Monday, May 26, 2014

The College Query

As my junior year of high school is coming to a close, there is a constant buzz at my high school about what people will do after high school, because senior year is the time to prepare for whichever path you will end up taking. At my high school, the norm it seems is to go to a university after high school. So it seems most adults who I have had conversations with recently and even most other students have asked where I am looking, in terms of colleges. I just can't seem to escape that question, and even as I was browsing Facebook earlier today the question was posed for me to update my profile with that very information.

I have thought about the fact that this question is always asked many times but the fact that people focus on that so much in this area I something I did not consider until we studied social classes in my American Studies class. But one of the topics we learned about that is a source of social class is group of origin and group of aspiration, or the group that you are taught to want to be when you are older. Here in the North Shore we are raised by parents who mostly all went to college and have high paying business jobs, so that is the standard that has been set by our group of origin. Also, the group we are taught to aspire to be nowadays are high paying business men with degrees maybe even past what we the degree of our parents were so greater than a 4-year degree. I do not believe the group of origin and group of aspiration are always so similar however. For example, in The Great Gatsby, by F. Scott Fitzgerald, we learn that Gatsby's parents were, "shiftless and unsuccessful farm people," yet instead of aspiring to be just like them when he grew up he, "never really accepted them as his parents at all." (98) This shows that Gatsby did not have any desire to be like his parents, instead he joined the army and got as far away from home as possible, even being sent across the world, in order to pave his own path to his version of success, as an East Egger. 

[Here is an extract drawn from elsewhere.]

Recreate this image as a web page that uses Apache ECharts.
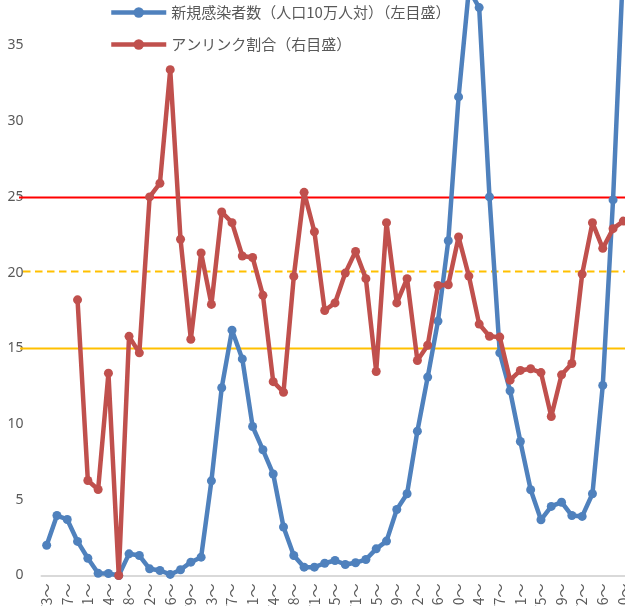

It is just very interesting to think, after exploring the origins of my class, how in my area it can be so normal to hear the query about college multiple times a day, but in other neighborhoods it may not be even on the table and so therefore never mentioned. That is the difference between class in America, and it is sad because if someone does not have the option of college on the table, how are they supposed to secure a position from the ever decreasing number of jobs if they are competing against college-educated people. It would seem to me that the American dream value of mobility between classes is not nearly as simple as people would want it to be.